Le Coran, constitué à partir des écrits de prédication des judéo-nazaréens à destination des Arabes, a été peaufiné par les scribes sous l’autorité des Califes.
Il a été adapté à partir du malléable squelette consonantique (sans diacritisme) légué par les premières « collectes du Coran », à mesure que se formait le discours canonique des origines obligeant précisément à l’interpréter.
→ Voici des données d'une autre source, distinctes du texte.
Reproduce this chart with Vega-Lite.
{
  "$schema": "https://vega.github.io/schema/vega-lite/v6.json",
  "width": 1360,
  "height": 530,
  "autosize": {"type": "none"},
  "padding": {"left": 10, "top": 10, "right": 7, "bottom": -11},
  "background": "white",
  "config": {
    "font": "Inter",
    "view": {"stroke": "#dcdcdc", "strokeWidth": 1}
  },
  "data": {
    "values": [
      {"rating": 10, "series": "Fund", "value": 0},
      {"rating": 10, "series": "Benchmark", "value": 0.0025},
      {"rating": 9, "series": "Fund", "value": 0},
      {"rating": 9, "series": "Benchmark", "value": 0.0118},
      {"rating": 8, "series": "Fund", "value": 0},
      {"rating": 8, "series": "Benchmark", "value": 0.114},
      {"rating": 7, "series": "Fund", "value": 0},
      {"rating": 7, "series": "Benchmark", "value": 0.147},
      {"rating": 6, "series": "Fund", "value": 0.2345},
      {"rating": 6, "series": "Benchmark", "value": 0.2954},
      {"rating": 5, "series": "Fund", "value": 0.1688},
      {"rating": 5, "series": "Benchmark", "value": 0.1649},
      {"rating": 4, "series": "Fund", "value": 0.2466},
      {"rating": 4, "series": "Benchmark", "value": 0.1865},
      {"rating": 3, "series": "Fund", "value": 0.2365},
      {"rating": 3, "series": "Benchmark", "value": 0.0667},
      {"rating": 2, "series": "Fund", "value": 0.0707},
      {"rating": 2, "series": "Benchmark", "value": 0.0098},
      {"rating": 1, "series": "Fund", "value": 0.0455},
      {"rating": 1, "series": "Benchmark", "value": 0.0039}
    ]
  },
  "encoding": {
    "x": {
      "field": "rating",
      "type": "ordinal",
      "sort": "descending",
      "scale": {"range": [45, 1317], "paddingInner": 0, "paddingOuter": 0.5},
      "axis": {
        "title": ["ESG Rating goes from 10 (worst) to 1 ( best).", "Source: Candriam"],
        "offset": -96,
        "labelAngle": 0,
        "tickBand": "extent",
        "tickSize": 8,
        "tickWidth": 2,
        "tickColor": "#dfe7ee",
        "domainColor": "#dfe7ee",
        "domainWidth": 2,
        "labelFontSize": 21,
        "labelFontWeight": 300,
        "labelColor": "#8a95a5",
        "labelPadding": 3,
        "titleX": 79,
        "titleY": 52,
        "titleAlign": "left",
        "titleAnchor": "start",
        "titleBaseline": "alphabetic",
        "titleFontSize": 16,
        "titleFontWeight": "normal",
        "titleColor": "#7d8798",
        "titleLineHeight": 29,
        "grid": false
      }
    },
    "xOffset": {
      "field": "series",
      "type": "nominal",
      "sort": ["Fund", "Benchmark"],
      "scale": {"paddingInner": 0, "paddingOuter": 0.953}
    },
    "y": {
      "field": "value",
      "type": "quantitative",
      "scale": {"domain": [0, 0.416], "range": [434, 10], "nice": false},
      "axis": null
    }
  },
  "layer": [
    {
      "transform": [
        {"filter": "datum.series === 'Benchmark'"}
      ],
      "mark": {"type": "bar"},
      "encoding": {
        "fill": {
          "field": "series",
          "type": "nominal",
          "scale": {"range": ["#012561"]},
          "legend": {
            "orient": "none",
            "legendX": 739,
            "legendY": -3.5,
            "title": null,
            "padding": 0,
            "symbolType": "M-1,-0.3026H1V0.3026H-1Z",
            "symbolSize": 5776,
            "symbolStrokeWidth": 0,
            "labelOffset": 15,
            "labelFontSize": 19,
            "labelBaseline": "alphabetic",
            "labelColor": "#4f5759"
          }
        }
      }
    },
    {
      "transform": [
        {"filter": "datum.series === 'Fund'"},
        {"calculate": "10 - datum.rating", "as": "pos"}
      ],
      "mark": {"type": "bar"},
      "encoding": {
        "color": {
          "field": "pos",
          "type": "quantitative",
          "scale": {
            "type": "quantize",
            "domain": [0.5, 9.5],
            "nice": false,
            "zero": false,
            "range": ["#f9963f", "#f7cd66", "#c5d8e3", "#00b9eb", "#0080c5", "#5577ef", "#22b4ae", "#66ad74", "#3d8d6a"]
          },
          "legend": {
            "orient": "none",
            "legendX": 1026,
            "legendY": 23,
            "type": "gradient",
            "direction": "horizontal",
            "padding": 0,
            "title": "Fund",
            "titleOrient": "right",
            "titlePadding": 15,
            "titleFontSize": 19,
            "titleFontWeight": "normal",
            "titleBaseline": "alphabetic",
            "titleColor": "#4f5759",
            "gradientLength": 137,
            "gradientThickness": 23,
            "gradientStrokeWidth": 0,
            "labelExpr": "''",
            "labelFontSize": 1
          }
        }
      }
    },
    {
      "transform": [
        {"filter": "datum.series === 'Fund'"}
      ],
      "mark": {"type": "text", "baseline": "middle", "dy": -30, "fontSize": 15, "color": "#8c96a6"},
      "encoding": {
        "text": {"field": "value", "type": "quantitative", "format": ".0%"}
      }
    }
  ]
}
Dans cette logique de cercle vicieux, le texte Coranique a été interprété et manipulé en fonction de ce qu’exigeaient les traditions fabriquées qui, elles-mêmes, voulaient s’appuyer sur le Coran.
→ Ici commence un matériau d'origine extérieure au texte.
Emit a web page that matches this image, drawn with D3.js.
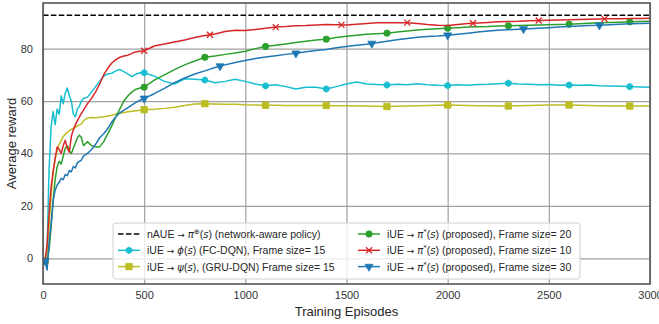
<!DOCTYPE html>
<html>
<head>
<meta charset="utf-8">
<script src="https://cdn.jsdelivr.net/npm/d3@7"></script>
<style>
  body { margin: 0; background: #fff; }
  text { font-family: "Liberation Sans", Arial, sans-serif; }
</style>
</head>
<body>
<div id="chart"></div>
<script>
// episodes shared by every curve
const episodes = [
  0, 10, 20, 30, 40, 50, 60, 70, 80, 90, 100, 110, 120, 130, 140, 150, 160, 170, 180, 190, 200,
  220, 240, 260, 280, 300, 320, 340, 360, 380, 400, 420, 440, 460, 480, 500,
  550, 600, 650, 700, 750, 800, 850, 900, 950, 1000, 1050, 1100, 1150, 1200, 1250, 1300, 1350, 1400, 1450, 1500,
  1550, 1600, 1650, 1700, 1750, 1800, 1850, 1900, 1950, 2000, 2050, 2100, 2150, 2200, 2250, 2300, 2350, 2400, 2450, 2500,
  2550, 2600, 2650, 2700, 2750, 2800, 2850, 2900, 2950, 3000
];

const networkAware = 92.7;

const fcDqn = [
  -1, -1, 3, 34, 50, 56, 51, 57, 55, 62, 59, 63, 65, 62, 60, 55, 54, 57, 58, 60, 61,
  61.5, 63.5, 65.5, 67.5, 69.5, 70.3, 70.6, 71.5, 72, 71.2, 70.3, 69.3, 70.3, 70.8, 70.8,
  69.5, 67.5, 66.5, 68.5, 68.3, 68, 67, 67.5, 68.3, 67.5, 66.5, 65.8, 66.2, 65.5, 64.6, 65.3, 65.3, 64.6, 65.5, 66.5,
  67.3, 66.5, 66.3, 66.1, 66.4, 66.2, 66.6, 66.2, 66, 65.9, 66.2, 66, 66.3, 66.4, 66.6, 66.8, 66.5, 66.4, 66.2, 66.3,
  66, 66.1, 66, 66.1, 65.8, 65.7, 65.6, 65.5, 65.4, 65.3
];

const gruDqn = [
  -1, -1, 2, 12, 24, 33, 38, 41, 43.5, 45, 46.5, 47.3, 48, 48.7, 49.2, 49.6, 50, 50.5, 50.9, 51.2, 52.5,
  53.5, 53.7, 53.6, 53.8, 54, 54.3, 54.6, 55, 55.3, 55.6, 55.9, 56.1, 56.3, 56.5, 56.7,
  56.9, 57.2, 57.6, 58.3, 58.9, 59, 58.9, 58.8, 58.8, 58.6, 58.5, 58.4, 58.4, 58.3, 58.3, 58.3, 58.3, 58.3, 58.2, 58.2,
  58.1, 58.1, 58, 57.9, 58, 58.1, 58.2, 58.3, 58.4, 58.5, 58.4, 58.3, 58.2, 58.2, 58.1, 58.1, 58.2, 58.3, 58.4, 58.5,
  58.5, 58.5, 58.4, 58.3, 58.2, 58.1, 58.1, 58.1, 58.1, 58.1
];

const frame20 = [
  -1, -1, -1, 3, 12, 22, 30, 35, 37, 36, 39, 42, 43, 41, 40, 42, 44, 46, 47, 46, 43,
  44.5, 43, 42.5, 42.5, 44.5, 47.5, 50.5, 54, 57, 60, 62, 63.5, 64.5, 65, 65.3,
  68, 70, 72, 73.8, 75.3, 76.7, 77.2, 77.8, 78.3, 79, 80, 80.8, 81.3, 81.8, 82.3, 82.8, 83.3, 83.6, 84.2, 84.7,
  85.1, 85.5, 85.7, 85.9, 86.3, 86.7, 87.1, 87.4, 87.6, 87.8, 88, 88.2, 88.3, 88.4, 88.6, 88.7, 88.8, 88.9, 89, 89.1,
  89.2, 89.3, 89.5, 89.7, 89.9, 90, 90.1, 90.2, 90.3, 90.4
];

const frame10 = [
  -1, -1, 5, 17, 27, 33, 38, 42.5, 41.5, 40, 43, 45, 42, 40.5, 46.5, 49, 51, 52.5, 54, 55.3, 56.5,
  59, 61, 63.5, 66.5, 70, 72.5, 74.5, 75.8, 76.7, 77.2, 77.5, 78.2, 78.8, 79, 79.2,
  81, 81.8, 82.5, 83.3, 84.2, 85, 85.6, 86.5, 87, 86.9, 87.3, 87.8, 88.2, 88.4, 88.7, 88.8, 89, 89.2, 89.1, 89,
  89.3, 89.6, 89.9, 89.9, 89.9, 89.9, 89.6, 89.2, 88.9, 88.8, 89.2, 89.6, 89.8, 90, 90.2, 90.3, 90.4, 90.6, 90.7, 90.8,
  90.9, 91, 91.1, 91.2, 91.3, 91.4, 91.4, 91.5, 91.5, 91.6
];

const frame30 = [
  -1, -1, -4.5, 6, 13, 22, 26, 28, 29, 30.5, 30, 32, 31.5, 33.5, 33, 35, 34.5, 36.5, 37, 37.5, 39,
  40, 41.5, 43.5, 46, 47.5, 49.5, 52, 54, 55.5, 56.5, 57.5, 58.5, 59.5, 60.3, 61,
  62.8, 64.8, 67, 68.8, 70.3, 71.5, 72.8, 73.8, 74.7, 75.5, 76.2, 76.8, 77.3, 77.8, 78.2, 78.8, 79.3, 79.7, 80.3, 80.8,
  81.3, 81.7, 82.2, 82.8, 83.4, 83.9, 84.3, 84.6, 84.8, 85.1, 85.5, 85.9, 86.3, 86.7, 87, 87.2, 87.4, 87.6, 87.8, 88,
  88.2, 88.4, 88.6, 88.8, 88.9, 89.1, 89.3, 89.5, 89.6, 89.7
];

// where the markers sit (episodes)
const marksEvery300 = [10, 500, 800, 1100, 1400, 1700, 2000, 2300, 2600, 2900];
const marksFrame10 = [10, 500, 825, 1150, 1475, 1800, 2125, 2450, 2775];
const marksFrame30 = [10, 500, 875, 1250, 1625, 2000, 2375, 2750];

const xTicks = [0, 500, 1000, 1500, 2000, 2500, 3000];
const yTicks = [0, 20, 40, 60, 80];

// label pieces: plain text, italic math, superscript
const legendLabels = [
  [["nAUE "], ["→", "arrow"], [" "], ["π", "i"], ["⊕", "sup"], ["("], ["s", "i"], [") (network-aware policy)"]],
  [["iUE "], ["→", "arrow"], [" "], ["ϕ", "i"], ["("], ["s", "i"], [") (FC-DQN), Frame size= 15"]],
  [["iUE "], ["→", "arrow"], [" "], ["ψ", "i"], ["("], ["s", "i"], ["), (GRU-DQN) Frame size= 15"]],
  [["iUE "], ["→", "arrow"], [" "], ["π", "i"], ["*", "sup"], ["("], ["s", "i"], [") (proposed), Frame size= 20"]],
  [["iUE "], ["→", "arrow"], [" "], ["π", "i"], ["*", "sup"], ["("], ["s", "i"], [") (proposed), Frame size= 10"]],
  [["iUE "], ["→", "arrow"], [" "], ["π", "i"], ["*", "sup"], ["("], ["s", "i"], [") (proposed), Frame size= 30"]]
];

const series = [
  { values: fcDqn, color: "#17becf", marker: "hexagon", marks: marksEvery300 },
  { values: gruDqn, color: "#bcbd22", marker: "square", marks: marksEvery300 },
  { values: frame20, color: "#2ca02c", marker: "circle", marks: marksEvery300 },
  { values: frame10, color: "#d62728", marker: "x", marks: marksFrame10 },
  { values: frame30, color: "#1f77b4", marker: "triangle", marks: marksFrame30 }
];

const width = 659, height = 324;
const margin = { top: 3, right: 9, bottom: 40, left: 43 };

const x = d3.scaleLinear().domain([0, 3000]).range([margin.left, width - margin.right]);
const y = d3.scaleLinear().domain([-9.8, 97.4]).range([height - margin.bottom, margin.top]);

const svg = d3.select("#chart").append("svg")
  .attr("width", width)
  .attr("height", height);

svg.append("defs").append("clipPath").attr("id", "plotclip")
  .append("rect")
  .attr("x", margin.left).attr("y", margin.top)
  .attr("width", width - margin.left - margin.right)
  .attr("height", height - margin.top - margin.bottom);

// grid
svg.append("g")
  .attr("transform", `translate(0,${height - margin.bottom})`)
  .call(d3.axisBottom(x).tickValues(xTicks).tickSize(-(height - margin.top - margin.bottom)).tickFormat(d3.format("d")))
  .call(g => g.select(".domain").remove())
  .call(g => g.selectAll(".tick line").attr("stroke", "#a0a0a0").attr("stroke-width", 1.2))
  .call(g => g.selectAll(".tick text").attr("y", 3).attr("dy", "1.1em").attr("font-size", 11).attr("fill", "#333")
    .attr("font-family", "'Liberation Sans', Arial, sans-serif"));

svg.append("g")
  .attr("transform", `translate(${margin.left},0)`)
  .call(d3.axisLeft(y).tickValues(yTicks).tickSize(-(width - margin.left - margin.right)))
  .call(g => g.select(".domain").remove())
  .call(g => g.selectAll(".tick line").attr("stroke", "#a0a0a0").attr("stroke-width", 1.2))
  .call(g => g.selectAll(".tick text").attr("x", -10).attr("font-size", 11).attr("fill", "#333")
    .attr("font-family", "'Liberation Sans', Arial, sans-serif"));

const plot = svg.append("g").attr("clip-path", "url(#plotclip)");

plot.append("line")
  .attr("x1", x(0)).attr("x2", x(3000))
  .attr("y1", y(networkAware)).attr("y2", y(networkAware))
  .attr("stroke", "#000").attr("stroke-width", 1.4)
  .attr("stroke-dasharray", "5.5,2.4");

const line = d3.line().x((d, i) => x(episodes[i])).y(d => y(d));

function valueAt(values, ep) {
  const i = Math.min(d3.bisectLeft(episodes, ep), episodes.length - 1);
  if (episodes[i] === ep || i === 0) return values[i];
  const t = (ep - episodes[i - 1]) / (episodes[i] - episodes[i - 1]);
  return values[i - 1] + t * (values[i] - values[i - 1]);
}

function markerPath(type) {
  if (type === "circle") return d3.symbol(d3.symbolCircle, 32)();
  if (type === "square") return d3.symbol(d3.symbolSquare, 42)();
  if (type === "triangle") return d3.symbol(d3.symbolTriangle, 28)();
  if (type === "hexagon") {
    const r = 3.3;
    return d3.range(6).map(k => {
      const a = Math.PI / 3 * k - Math.PI / 2;
      return (k ? "L" : "M") + (r * Math.cos(a)).toFixed(2) + "," + (r * Math.sin(a)).toFixed(2);
    }).join("") + "Z";
  }
  return "M-3,-3L3,3M-3,3L3,-3";
}

function drawMarker(g, s, cx, cy) {
  const p = g.append("path")
    .attr("d", markerPath(s.marker))
    .attr("transform", `translate(${cx},${cy})` + (s.marker === "triangle" ? " rotate(180)" : ""));
  if (s.marker === "x") p.attr("fill", "none").attr("stroke", s.color).attr("stroke-width", 1.3);
  else p.attr("fill", s.color).attr("stroke", s.color).attr("stroke-width", 0.8);
}

series.forEach(s => {
  plot.append("path")
    .datum(s.values)
    .attr("fill", "none")
    .attr("stroke", s.color)
    .attr("stroke-width", 1.5)
    .attr("stroke-linejoin", "round")
    .attr("d", line);
  s.marks.forEach(ep => drawMarker(plot, s, x(ep), y(valueAt(s.values, ep))));
});

// frame
svg.append("rect")
  .attr("x", margin.left).attr("y", margin.top)
  .attr("width", width - margin.left - margin.right)
  .attr("height", height - margin.top - margin.bottom)
  .attr("fill", "none").attr("stroke", "#555").attr("stroke-width", 1.6);

svg.append("text")
  .attr("x", (margin.left + width - margin.right) / 2)
  .attr("y", 316)
  .attr("text-anchor", "middle")
  .attr("font-size", 13)
  .attr("fill", "#262626")
  .text("Training Episodes");

svg.append("text")
  .attr("transform", `translate(16,${(margin.top + height - margin.bottom) / 2}) rotate(-90)`)
  .attr("text-anchor", "middle")
  .attr("font-size", 13)
  .attr("fill", "#262626")
  .text("Average reward");

// legend
const legend = svg.append("g").attr("transform", "translate(113,223)");
legend.append("rect")
  .attr("width", 467).attr("height", 56).attr("rx", 3)
  .attr("fill", "#fff").attr("fill-opacity", 0.8)
  .attr("stroke", "#d0d0d0").attr("stroke-width", 1);

const handles = [{ color: "#000", dashed: true }].concat(series);
handles.forEach((h, i) => {
  const col = i < 3 ? 0 : 1, row = i % 3;
  const g = legend.append("g").attr("transform", `translate(${col ? 245 : 5},${11 + row * 16.3})`);
  g.append("line").attr("x1", 0).attr("x2", 22)
    .attr("stroke", h.color).attr("stroke-width", 1.5)
    .attr("stroke-dasharray", h.dashed ? "5.5,2.4" : null);
  if (!h.dashed) drawMarker(g, h, 11, 0);
  const t = g.append("text").attr("x", 29).attr("y", 4).attr("font-size", 10.5).attr("fill", "#262626");
  let raised = false;
  legendLabels[i].forEach(([str, kind]) => {
    const ts = t.append("tspan").text(str);
    if (kind === "i") ts.attr("font-style", "italic").attr("font-family", "'DejaVu Sans', sans-serif").attr("font-size", 10);
    if (kind === "arrow") ts.attr("font-family", "'DejaVu Sans', sans-serif").attr("font-size", 9);
    if (kind === "sup") {
      ts.attr("font-size", 7).attr("dy", -4).attr("font-family", "'DejaVu Sans', sans-serif");
      raised = true;
    } else if (raised) {
      ts.attr("dy", 4);
      raised = false;
    }
  });
});
</script>
</body>
</html>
Tout ceci conduit à l’établissement des textes des traditions musulmanes à partir du 9ème siècle
La première biographie normalisée du « Prophète Mahomet », la Sîra, composée au 9e siècle, soit 200 ans après les faits supposés (tous les écrits antérieurs ayant été détruits), les recueils de hadiths (ou dires de Mahomet complétant la révélation divine du Coran), l’histoire sainte des premiers Califes validant la conservation inaltérée du Coran et des traditions orales, et d’autres ouvrages exaltant les conquêtes ont été écrits sous l’autorité absolue des Califes de Bagdad, qui y ont trouvé la justification de leur pouvoir et leur conduite calquée sur celle prêtée à Mahomet.
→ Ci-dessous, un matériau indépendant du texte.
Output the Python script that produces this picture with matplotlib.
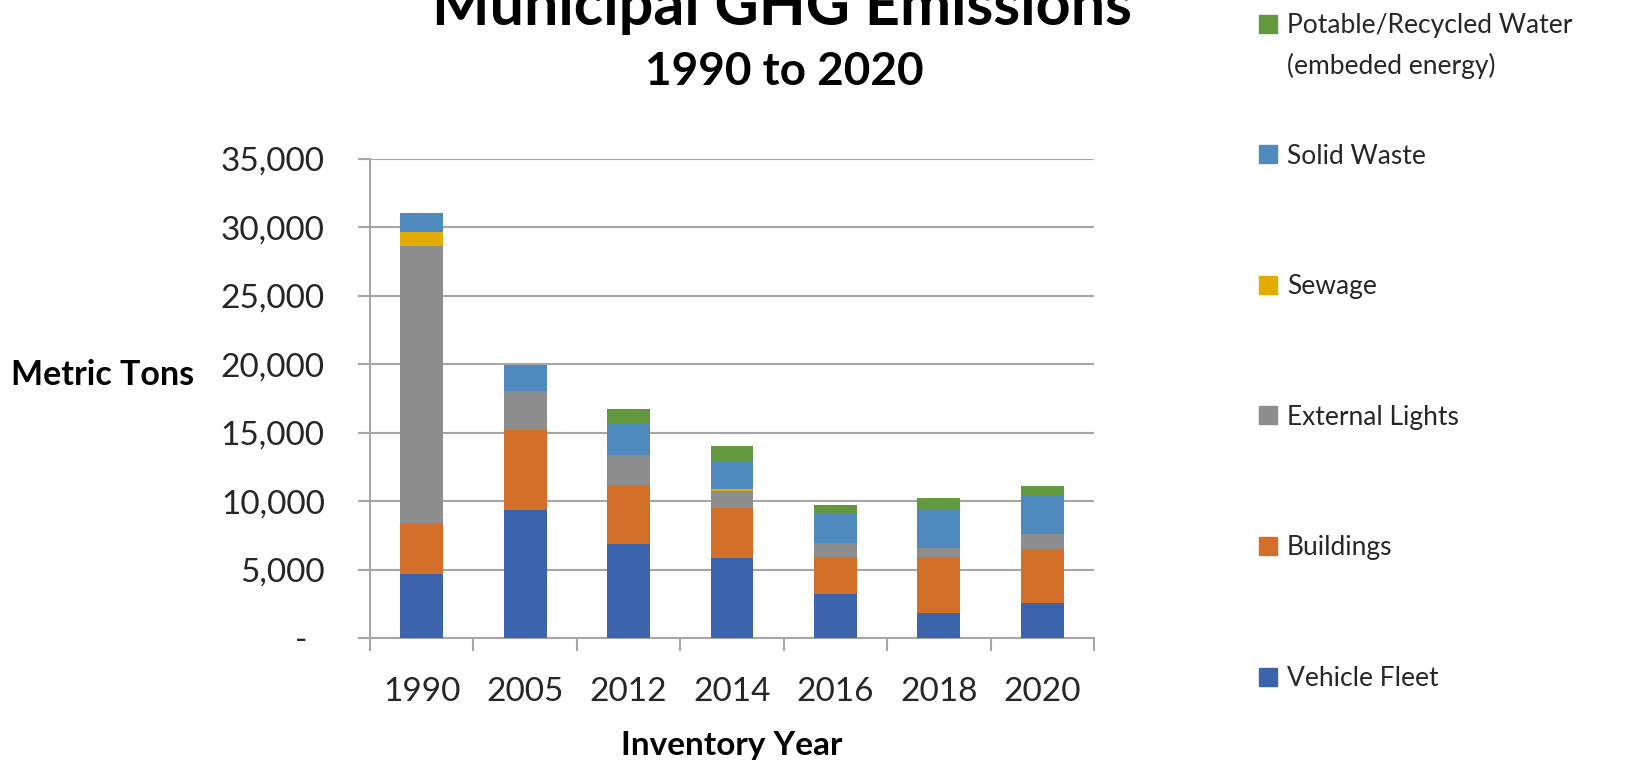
import numpy as np
import matplotlib
matplotlib.use('Agg')
import matplotlib.pyplot as plt
from matplotlib.ticker import FuncFormatter, FixedLocator
from matplotlib.patches import Rectangle

plt.rcParams['font.family'] = ['Lato', 'DejaVu Sans']

# Data (metric tons CO2e)
years = ['1990', '2005', '2012', '2014', '2016', '2018', '2020']
vehicle_fleet = [4640, 9340, 6870, 5850, 3230, 1800, 2580]
buildings = [3780, 5880, 4300, 3640, 2710, 4140, 3890]
external_lights = [20200, 2840, 2180, 1260, 1020, 630, 1140]
sewage = [1040, 0, 0, 170, 0, 0, 0]
solid_waste = [1430, 1920, 2380, 1940, 2130, 2880, 2860]
potable_water = [0, 0, 1020, 1170, 630, 800, 650]

series_names = ['Vehicle Fleet', 'Buildings', 'External Lights', 'Sewage',
                'Solid Waste', 'Potable/Recycled Water\n(embeded energy)']
series_values = [vehicle_fleet, buildings, external_lights, sewage,
                 solid_waste, potable_water]
series_colors = ['#3C64AD', '#D46F2A', '#8E8E8E', '#E3AC00', '#4F8ABF', '#63993E']

W, H = 1629, 760
fig = plt.figure(figsize=(W / 100, H / 100), dpi=100)
# plot area in pixels: x 370..1094, y 159..638
ax = fig.add_axes([370 / W, 1 - 638 / H, (1094 - 370) / W, (638 - 159) / H])

x = np.arange(len(years))
bottom = np.zeros(len(years))
for name, vals, color in zip(series_names, series_values, series_colors):
    vals = np.array(vals, dtype=float)
    ax.bar(x, vals, width=0.415, bottom=bottom, color=color, zorder=3)
    bottom += vals

ax.set_xlim(-0.5, len(years) - 0.5)
ax.set_ylim(0, 35000)
ax.set_yticks(np.arange(0, 35001, 5000))
ax.yaxis.set_major_formatter(FuncFormatter(lambda v, p: '-  ' if v == 0 else f'{int(v):,}'))
ax.set_xticks(x)
ax.set_xticklabels(years)
ax.xaxis.set_minor_locator(FixedLocator(np.arange(-0.5, len(years), 1)))

grid_color = '#A6A6A6'
ax.grid(axis='y', color=grid_color, linewidth=1.5, zorder=0)
ax.set_axisbelow(True)
for s in ['top', 'right']:
    ax.spines[s].set_visible(False)
for s in ['left', 'bottom']:
    ax.spines[s].set_color(grid_color)
    ax.spines[s].set_linewidth(1.5)

text_color = '#262626'
ax.tick_params(axis='y', direction='out', length=8.6, width=1.5, color=grid_color,
               labelsize=24, labelcolor=text_color, pad=24)
ax.tick_params(axis='x', which='major', length=0, labelsize=24,
               labelcolor=text_color, pad=28)
ax.tick_params(axis='x', which='minor', direction='out', length=9.4, width=1.5,
               color=grid_color)

# Axis titles
fig.text(103 / W, 1 - 385 / H, 'Metric Tons', fontsize=24.5, fontweight='bold',
         ha='center', va='baseline', color='black')
fig.text(732 / W, 1 - 755 / H, 'Inventory Year', fontsize=24, fontweight='bold',
         ha='center', va='baseline', color='black')

# Titles
fig.text(782 / W, 1 - 25 / H, 'Municipal GHG Emissions', fontsize=44,
         fontweight='bold', ha='center', va='baseline')
fig.text(784 / W, 1 - 85 / H, '1990 to 2020', fontsize=33,
         fontweight='bold', ha='center', va='baseline')

# Legend (reverse order, widely spaced)
leg_top = 23.5
leg_step = 130.6
line_gap = 41
for i, (name, color) in enumerate(zip(series_names[::-1], series_colors[::-1])):
    yc = leg_top + i * leg_step
    fig.patches.append(Rectangle((1259 / W, 1 - (yc + 9) / H), 18 / W, 18 / H,
                                 transform=fig.transFigure, color=color))
    for j, line in enumerate(name.split('\n')):
        fig.text(1287 / W, 1 - (yc + 9.5 + j * line_gap) / H, line, fontsize=19,
                 color=text_color, va='baseline', ha='left')

fig.savefig('out.png', dpi=100, facecolor='white')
La proclamation du Coran incréé au 10ème siècle et la fixation de l’islam par la « fermeture des portes de l’ijtihad » : la soumission et l’arrêt de « l’effort d’interprétation »
Cette période de l’établissement de l’islam a marqué l’histoire par la constante opposition de factions autour de l’interprétation d’une religion qui constituait la clé de l’exercice du pouvoir : oppositions entre sunnites et chiites, partisans et opposants des nouveautés introduites par les Califes, partisans d’un « Coran créé » et d’un « Coran incréé », écoles juridiques issues des diverses interprétations du texte normatif du Coran et des jurisprudences qui en ont découlé ... Devant les dangers pour la cohésion de l’empire, le pouvoir califal a décidé l’arrêt de l’effort d’interprétation de la religion à la fin du 10e siècle, ce qui en a figé les contours dans les modalités que nous voyons toujours aujourd’hui. Depuis, l’opposition entre musulmans s’est perpétuellement poursuivie, mais une certaine unité s’est toujours formée lorsque le projet messianiste était en jeu, que ce soit pour aller envahir des territoires nouveaux, défendre l’intégrité de l’islam, ou pour mater les révoltes des esclaves et des populations non-musulmanes « soumises ».
Cette explication offre un cadre cohérent et logique, intégrant toutes les découvertes récentes
Il n’y a aucune autre explication cohérente à ce jour.